** Start of Listed records **

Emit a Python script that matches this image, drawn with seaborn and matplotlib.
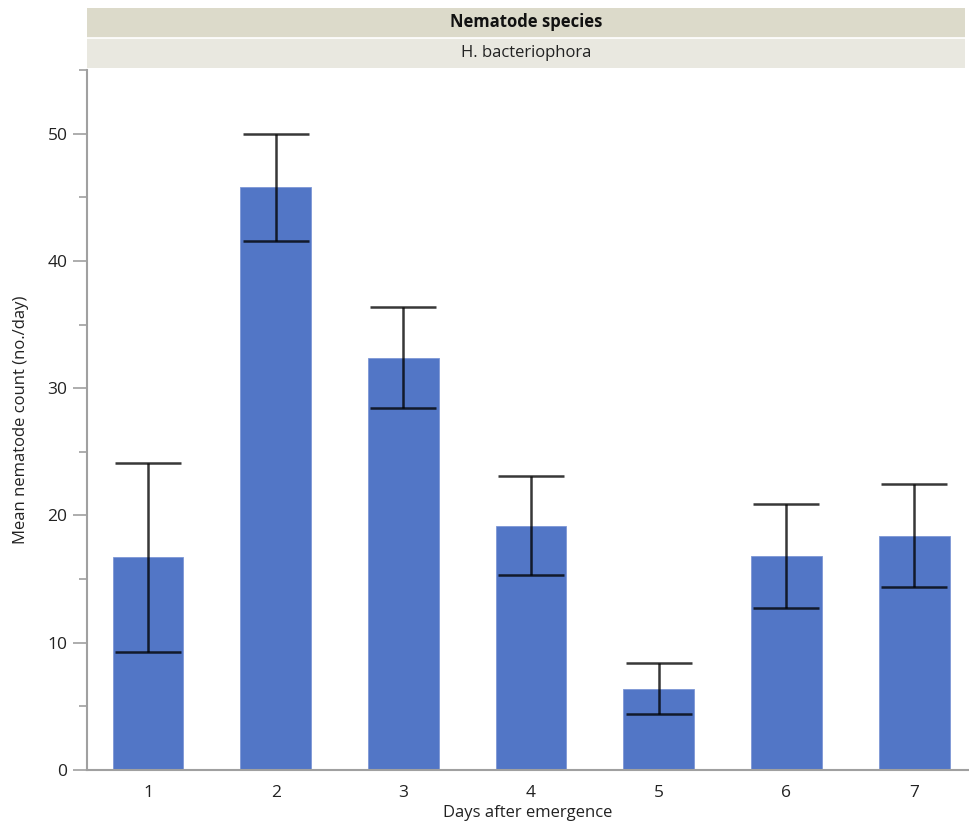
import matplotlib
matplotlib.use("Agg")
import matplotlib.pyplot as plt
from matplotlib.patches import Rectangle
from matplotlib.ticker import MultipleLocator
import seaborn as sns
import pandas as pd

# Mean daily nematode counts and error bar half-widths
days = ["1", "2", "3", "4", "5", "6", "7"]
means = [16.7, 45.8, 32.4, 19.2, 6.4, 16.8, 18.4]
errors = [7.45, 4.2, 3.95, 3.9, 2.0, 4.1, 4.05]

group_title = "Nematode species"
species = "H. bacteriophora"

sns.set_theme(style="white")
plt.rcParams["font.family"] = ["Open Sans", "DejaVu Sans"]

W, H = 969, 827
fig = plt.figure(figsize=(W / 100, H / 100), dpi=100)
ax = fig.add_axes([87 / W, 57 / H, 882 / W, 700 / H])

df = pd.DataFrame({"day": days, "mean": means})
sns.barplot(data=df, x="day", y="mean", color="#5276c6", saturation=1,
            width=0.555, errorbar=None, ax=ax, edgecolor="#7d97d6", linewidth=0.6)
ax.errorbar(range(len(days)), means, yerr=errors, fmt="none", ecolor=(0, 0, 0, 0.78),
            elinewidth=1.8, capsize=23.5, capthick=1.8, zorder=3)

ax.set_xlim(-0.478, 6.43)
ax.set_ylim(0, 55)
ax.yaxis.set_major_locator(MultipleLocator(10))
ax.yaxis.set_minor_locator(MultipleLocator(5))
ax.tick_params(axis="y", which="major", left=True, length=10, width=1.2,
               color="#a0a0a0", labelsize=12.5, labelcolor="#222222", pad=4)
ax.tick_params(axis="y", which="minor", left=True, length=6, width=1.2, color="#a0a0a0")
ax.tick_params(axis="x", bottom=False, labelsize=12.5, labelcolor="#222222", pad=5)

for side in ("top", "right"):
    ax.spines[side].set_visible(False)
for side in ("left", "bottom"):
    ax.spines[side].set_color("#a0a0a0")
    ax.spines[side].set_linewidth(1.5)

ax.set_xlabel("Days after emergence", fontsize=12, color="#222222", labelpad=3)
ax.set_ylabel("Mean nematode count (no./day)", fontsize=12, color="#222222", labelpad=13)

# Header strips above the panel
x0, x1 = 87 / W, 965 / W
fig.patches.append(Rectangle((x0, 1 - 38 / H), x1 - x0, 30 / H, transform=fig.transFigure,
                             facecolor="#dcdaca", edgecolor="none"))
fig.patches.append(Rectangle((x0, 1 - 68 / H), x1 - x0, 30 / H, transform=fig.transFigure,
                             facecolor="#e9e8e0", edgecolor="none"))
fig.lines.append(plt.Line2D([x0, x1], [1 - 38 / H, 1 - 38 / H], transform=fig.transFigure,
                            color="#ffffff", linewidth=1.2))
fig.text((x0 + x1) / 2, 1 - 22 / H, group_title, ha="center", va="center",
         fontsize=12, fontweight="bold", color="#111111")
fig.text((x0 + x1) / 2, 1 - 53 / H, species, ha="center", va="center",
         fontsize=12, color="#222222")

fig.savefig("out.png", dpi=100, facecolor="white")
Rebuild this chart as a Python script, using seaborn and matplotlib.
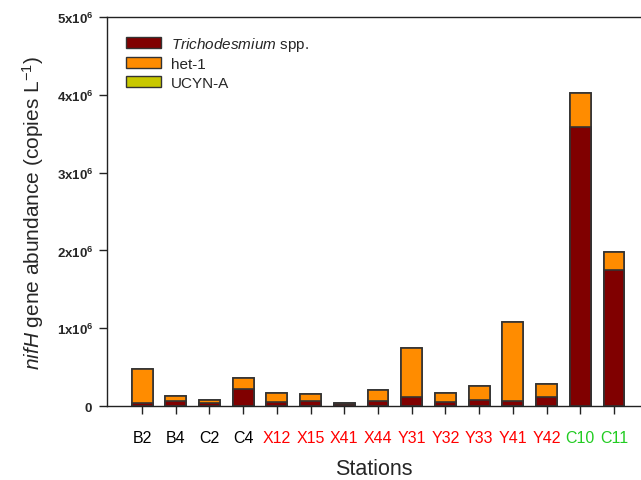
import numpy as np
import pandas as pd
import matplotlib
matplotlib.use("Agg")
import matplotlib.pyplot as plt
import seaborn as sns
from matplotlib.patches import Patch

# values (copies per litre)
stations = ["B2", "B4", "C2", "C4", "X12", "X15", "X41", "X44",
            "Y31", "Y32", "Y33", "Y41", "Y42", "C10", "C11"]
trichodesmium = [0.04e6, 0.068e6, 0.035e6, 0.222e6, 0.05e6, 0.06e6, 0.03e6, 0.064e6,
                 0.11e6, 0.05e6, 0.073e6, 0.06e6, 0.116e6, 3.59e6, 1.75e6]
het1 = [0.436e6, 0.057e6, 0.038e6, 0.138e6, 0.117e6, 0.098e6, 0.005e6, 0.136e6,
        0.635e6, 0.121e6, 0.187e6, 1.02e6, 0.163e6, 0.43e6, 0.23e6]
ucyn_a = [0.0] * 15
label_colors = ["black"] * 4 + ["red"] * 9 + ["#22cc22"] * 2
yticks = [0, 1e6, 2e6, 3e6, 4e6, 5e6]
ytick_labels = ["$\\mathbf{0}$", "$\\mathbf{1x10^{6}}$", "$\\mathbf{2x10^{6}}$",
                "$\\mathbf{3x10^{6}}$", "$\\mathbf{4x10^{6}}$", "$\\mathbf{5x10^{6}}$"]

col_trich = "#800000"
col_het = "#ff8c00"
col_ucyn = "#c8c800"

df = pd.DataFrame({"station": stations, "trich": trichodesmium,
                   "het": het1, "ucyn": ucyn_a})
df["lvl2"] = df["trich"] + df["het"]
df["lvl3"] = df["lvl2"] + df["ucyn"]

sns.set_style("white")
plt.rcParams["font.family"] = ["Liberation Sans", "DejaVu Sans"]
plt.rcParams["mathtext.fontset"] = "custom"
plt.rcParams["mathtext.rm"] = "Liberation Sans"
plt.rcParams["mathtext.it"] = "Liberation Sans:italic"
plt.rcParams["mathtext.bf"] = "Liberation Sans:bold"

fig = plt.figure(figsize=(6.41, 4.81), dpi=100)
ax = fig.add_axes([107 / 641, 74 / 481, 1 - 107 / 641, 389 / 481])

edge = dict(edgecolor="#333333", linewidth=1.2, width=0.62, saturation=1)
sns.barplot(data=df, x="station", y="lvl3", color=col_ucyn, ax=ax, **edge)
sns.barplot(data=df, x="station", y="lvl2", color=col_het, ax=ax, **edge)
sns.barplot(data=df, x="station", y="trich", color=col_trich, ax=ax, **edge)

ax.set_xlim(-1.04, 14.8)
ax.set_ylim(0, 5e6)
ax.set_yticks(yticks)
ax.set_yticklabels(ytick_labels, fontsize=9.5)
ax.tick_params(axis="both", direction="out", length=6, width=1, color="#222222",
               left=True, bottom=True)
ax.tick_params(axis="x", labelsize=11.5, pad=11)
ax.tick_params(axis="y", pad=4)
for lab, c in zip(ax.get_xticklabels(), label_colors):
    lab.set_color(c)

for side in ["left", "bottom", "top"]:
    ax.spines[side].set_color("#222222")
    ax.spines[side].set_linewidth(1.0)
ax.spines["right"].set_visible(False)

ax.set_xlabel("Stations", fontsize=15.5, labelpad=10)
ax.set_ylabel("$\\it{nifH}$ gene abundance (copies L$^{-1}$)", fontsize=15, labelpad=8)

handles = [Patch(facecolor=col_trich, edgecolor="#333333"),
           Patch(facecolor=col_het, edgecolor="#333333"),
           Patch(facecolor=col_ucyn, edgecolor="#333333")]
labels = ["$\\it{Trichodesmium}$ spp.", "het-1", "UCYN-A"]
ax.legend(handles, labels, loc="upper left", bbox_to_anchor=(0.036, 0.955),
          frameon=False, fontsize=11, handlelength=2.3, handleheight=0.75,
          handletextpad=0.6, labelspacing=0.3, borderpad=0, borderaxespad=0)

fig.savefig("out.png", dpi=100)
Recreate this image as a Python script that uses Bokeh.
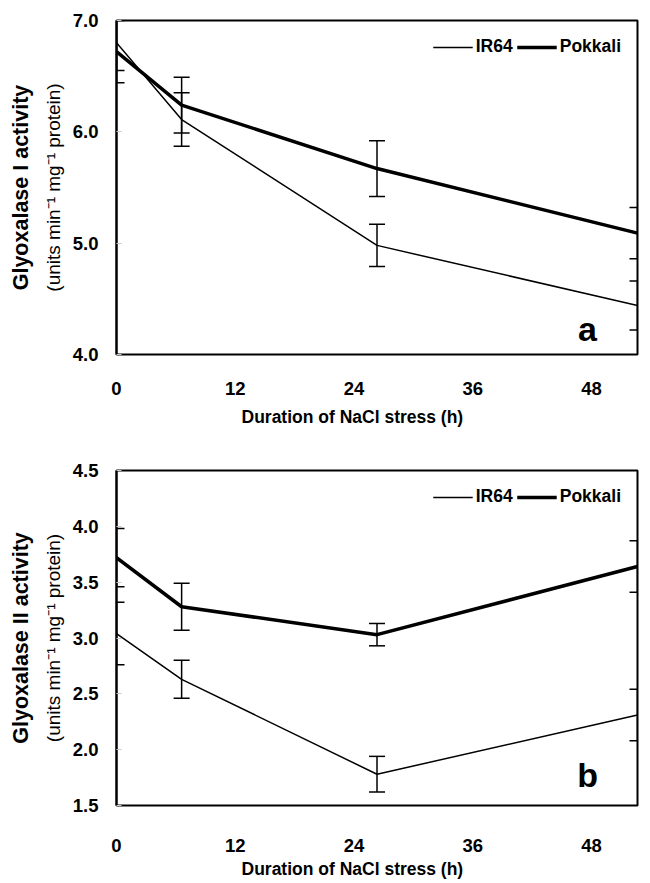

** End of Listed records **

▶ **Problem**
Quote only what lies between the first line of the records and the line containing "errors = [7.45, 4.2, 3.95, 3.9, 2.0, 4.1, 4.05]", please, including both lines and excluding images.

▶ **Result**
Emit a Python script that matches this image, drawn with seaborn and matplotlib.
import matplotlib
matplotlib.use("Agg")
import matplotlib.pyplot as plt
from matplotlib.patches import Rectangle
from matplotlib.ticker import MultipleLocator
import seaborn as sns
import pandas as pd

# Mean daily nematode counts and error bar half-widths
days = ["1", "2", "3", "4", "5", "6", "7"]
means = [16.7, 45.8, 32.4, 19.2, 6.4, 16.8, 18.4]
errors = [7.45, 4.2, 3.95, 3.9, 2.0, 4.1, 4.05]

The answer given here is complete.